Note what they say about the different systems for stringing them. There's another take here.

I don't know the bugarija specifically, but I have meddled with a few folky stringed instruments. Some advice:

- just because a book says D, that doesn't mean that your particular one was made for that pitch. Folk instruments are made by, well, folk, and they vary a lot. For that matter, what your Dad calls a "bugarija" might mean something different to him than it does to your reference book - maybe a "piccolo" member of the family, who knows?
- again, does your source say which D? Often these things are tuned in courses where one string of the pair is thinner and tuned an octave higher (think 12 string guitar)
-
- the bridge/head discrepancy could be a) because someone's adapted the instrument in the past. I've seen some weird things done to old mandolas like that as they were changed from four triple courses to five pairs, etc. Or b) some player in the past habitually preferred a different string spacing to the original maker, and butchered it accordingly.

On the "tune it like a guitar" front, I'd try and resist if I were you. A lot of the appeal of traditional instruments is the unfamiliar resonances and tone colour of their tuning. You'll lose a lot of the distinctiveness if it's just a different flavoured guitar.
posted by i_am_joe's_spleen at 11:50 PM on March 6, 2004


Darn! Tambura maker John Valentich' amazing Tamburaweb.com site is down and perhaps lost for ever! You can search the archives at the East European Folklore Center or sign up and ask one of their folks on the list.

This page has Croatian tunings way down the page.

There are lots of Tamburiza groups all over the US. Maybe these guys could tell you something.

By all means do not try to make your bugarija into a guitar. The inside bracings are different and these are not meant to sound like a guitar. If it was your father's, it may be a valuable instrument.

Two weeks ago I was down in south Hungary for the "Sokac" minority's carnival. They speak Serbian but are affiliated with the Croatian Catholic church. Lots of groups came over from Croatia. Tons of tambura music in the streets and main square.
posted by zaelic at 1:35 AM on March 7, 2004


Hey, I am going to call Budapest Bug vituroso Ivan Barvich and ask him what strings he uses. Wait a bit. I'll get back to you here.
posted by zaelic at 1:38 AM on March 7, 2004


Oh yeah - the nut and bridge have extra slots because all instruments in the tamburitza family have various combinations of single (lower) and doubled (higher) strings. The doubled are always in unison like a mandolin. Last year a buddy bought a bugarija, it was a very good old one, and it had strings like telephone cables. It was so nasty to play I gave up, but apparently that's how they liked them.

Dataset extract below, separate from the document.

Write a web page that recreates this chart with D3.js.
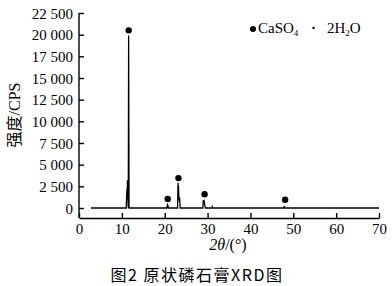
<!DOCTYPE html>
<html>
<head>
<meta charset="utf-8">
<script src="https://cdn.jsdelivr.net/npm/d3@7/dist/d3.min.js"></script>
<style>
  body { margin: 0; background: #fff; }
  text { fill: #000; }
</style>
</head>
<body>
<div id="contents"></div>
<script>
// XRD pattern
const angle = [2.8, 11.0, 11.15, 11.2, 11.25, 11.3, 11.35, 11.45, 11.5, 11.58, 11.68,
    20.5, 20.65, 20.75, 20.85, 23.0, 23.1, 23.15, 23.2, 23.3, 23.4, 23.5, 23.6,
    28.9, 29.0, 29.1, 29.2, 29.35, 29.5, 31.0, 31.1, 31.2, 47.8, 47.9, 48.0, 70];
const intensity = [0, 0, 1800, 2200, 1600, 3200, 2000, 400, 0, 19900, 0,
    0, 400, 300, 0, 0, 2900, 1800, 2600, 1200, 900, 1000, 0,
    0, 900, 700, 800, 300, 0, 0, 150, 0, 0, 250, 0, 0];

// CaSO4·2H2O markers
const dotAngle = [11.6, 20.7, 23.2, 29.3, 48.1];
const dotValue = [20500, 1050, 3450, 1600, 950];

const xTicks = [0, 10, 20, 30, 40, 50, 60, 70];
const yTicks = [0, 2500, 5000, 7500, 10000, 12500, 15000, 17500, 20000, 22500];

const width = 392, height = 286;
const serif = "'Liberation Serif', 'DejaVu Serif', serif";
const cjk = "'Noto Sans CJK SC', sans-serif";

const x = d3.scaleLinear().domain([0, 70]).range([79, 379]);
const y = d3.scaleLinear().domain([0, 22500]).range([208, 13]);
const axisY = 218;

const fmt = d3.formatLocale({decimal: ".", thousands: " ", grouping: [3], currency: ["", ""]}).format(",");

const svg = d3.select("#contents").append("svg")
    .attr("width", width)
    .attr("height", height);

// x axis
const gx = svg.append("g")
    .attr("transform", "translate(0," + axisY + ")")
    .call(d3.axisBottom(x).tickValues(xTicks).tickFormat(d3.format("d"))
        .tickSizeInner(-5).tickSizeOuter(0).tickPadding(5));

// y axis
const gy = svg.append("g")
    .attr("transform", "translate(79,0)")
    .call(d3.axisLeft(y).tickValues(yTicks).tickFormat(fmt)
        .tickSizeInner(-5).tickSizeOuter(0).tickPadding(6));
gy.select(".domain").attr("d", "M0," + y(22500) + "V" + axisY);

svg.selectAll(".domain, .tick line").attr("stroke", "#000").attr("stroke-width", 1.4);
svg.selectAll(".tick text")
    .style("font-family", serif).style("font-size", "15px").attr("fill", "#000");
gy.selectAll(".tick text").attr("dy", "0.34em");

// pattern
const line = d3.line()
    .x((d, i) => x(angle[i]))
    .y(d => y(d));
svg.append("path")
    .datum(intensity)
    .attr("fill", "none")
    .attr("stroke", "#000")
    .attr("stroke-width", 1.3)
    .attr("d", line);

svg.selectAll("circle.mark")
    .data(dotValue)
    .join("circle")
    .attr("class", "mark")
    .attr("cx", (d, i) => x(dotAngle[i]))
    .attr("cy", d => y(d))
    .attr("r", 3.2)
    .attr("fill", "#000");

// legend
svg.append("circle").attr("cx", 253).attr("cy", 29).attr("r", 3).attr("fill", "#000");
const leg = svg.append("text")
    .attr("y", 33)
    .style("font-family", serif).style("font-size", "15px");
leg.append("tspan").attr("x", 258).text("CaSO");
leg.append("tspan").attr("dy", 3).style("font-size", "9px").text("4");
leg.append("tspan").attr("x", 311).attr("dy", -3).style("font-weight", "bold").text("\u00b7");
leg.append("tspan").attr("x", 327).text("2H");
leg.append("tspan").attr("dy", 3).style("font-size", "9px").text("2");
leg.append("tspan").attr("dy", -3).text("O");

// axis titles
const yt = svg.append("text")
    .attr("transform", "translate(20,115) rotate(-90)")
    .attr("text-anchor", "middle")
    .style("font-size", "16px");
yt.append("tspan").style("font-family", cjk).text("强度");
yt.append("tspan").style("font-family", serif).text("/CPS");

const xt = svg.append("text")
    .attr("x", 228).attr("y", 250)
    .attr("text-anchor", "middle")
    .style("font-family", serif).style("font-size", "16px");
xt.append("tspan").style("font-style", "italic").text("2θ");
xt.append("tspan").text("/(°)");

svg.append("text")
    .attr("x", 197).attr("y", 281)
    .attr("text-anchor", "middle")
    .style("font-family", cjk).style("font-size", "16px")
    .style("letter-spacing", "1.5px")
    .text("图2 原状磷石膏XRD图");
</script>
</body>
</html>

Since the Bugarija "chops" chords on the off-beat or plays counterpoint tremolos behind the melody and harmony tamburitzas it needs to be loud and sustain is not a quality anybody tries to build into the instrument.

As to which string guages to use, hard to say. Various combinations of guitar - or if you need loop-end strings, banjo - can be used. I'm pretty sure you could order special strings from any of a number of Croatian sites on the web.
posted by zaelic at 3:38 AM on March 7, 2004


zaelic: Off topic, but is it a coincidence that the name of the instrument is the same as the Macedonian word for Bulgaria?
posted by languagehat at 7:58 AM on March 7, 2004


You can play around with various string gauges using this string tension calculator. Just measure from nut to bridge to find out the scale length.
posted by transient at 12:01 PM on March 7, 2004


Oh yeah; this is a good place to find strings of odd lengths/gauges. Nothing specific for your instrument, as far as I can tell, but when you figure out what you need, you could probably cobble together something suitable.
posted by transient at 12:16 PM on March 7, 2004


wow, thanks guys!
posted by notsnot at 5:38 PM on March 7, 2004


L-Hat: Lots of instruments all over the world are called tambura. The bugarija is also called "cellovec" - "cello guy" by some players. The Macedonians also play a two-double course strung long neck tambura, while the bulgarians play a four double-string tambura. The short neck mandolin type tamburitza seems to have developed from an earlier instrument called the sargija (which is what Albanians call their stringed instruments...) They became popular in orchestras in the late 19th century in Croatia, Serbia, the east of Slovenia (around Cernomelj) and in south Hungary. They are also still played by Croat and Serb immigrant communities in the US, particularly around Pittsburgh and Chicago. Les Blank made a great documentary about the Popovich Brothers Tamburitza band that you can rent at some better video stores. Searching for it got me to this amazing web site that streams videos of traditional music!
posted by zaelic at 2:18 AM on March 8, 2004


I guess I should have been clearer. I wasn't asking about tambura (which is from Arabic tanbur and, as you say, is a widespread word) but bugarija (which is the Macedonian name for Bulgaria). And now you mention cellovec, which looks an awful lot like the Slovenian name for the capital of Carinthia (in German, Klagenfurt): Celovec (pronounced tselovets). Curiouser and curiouser.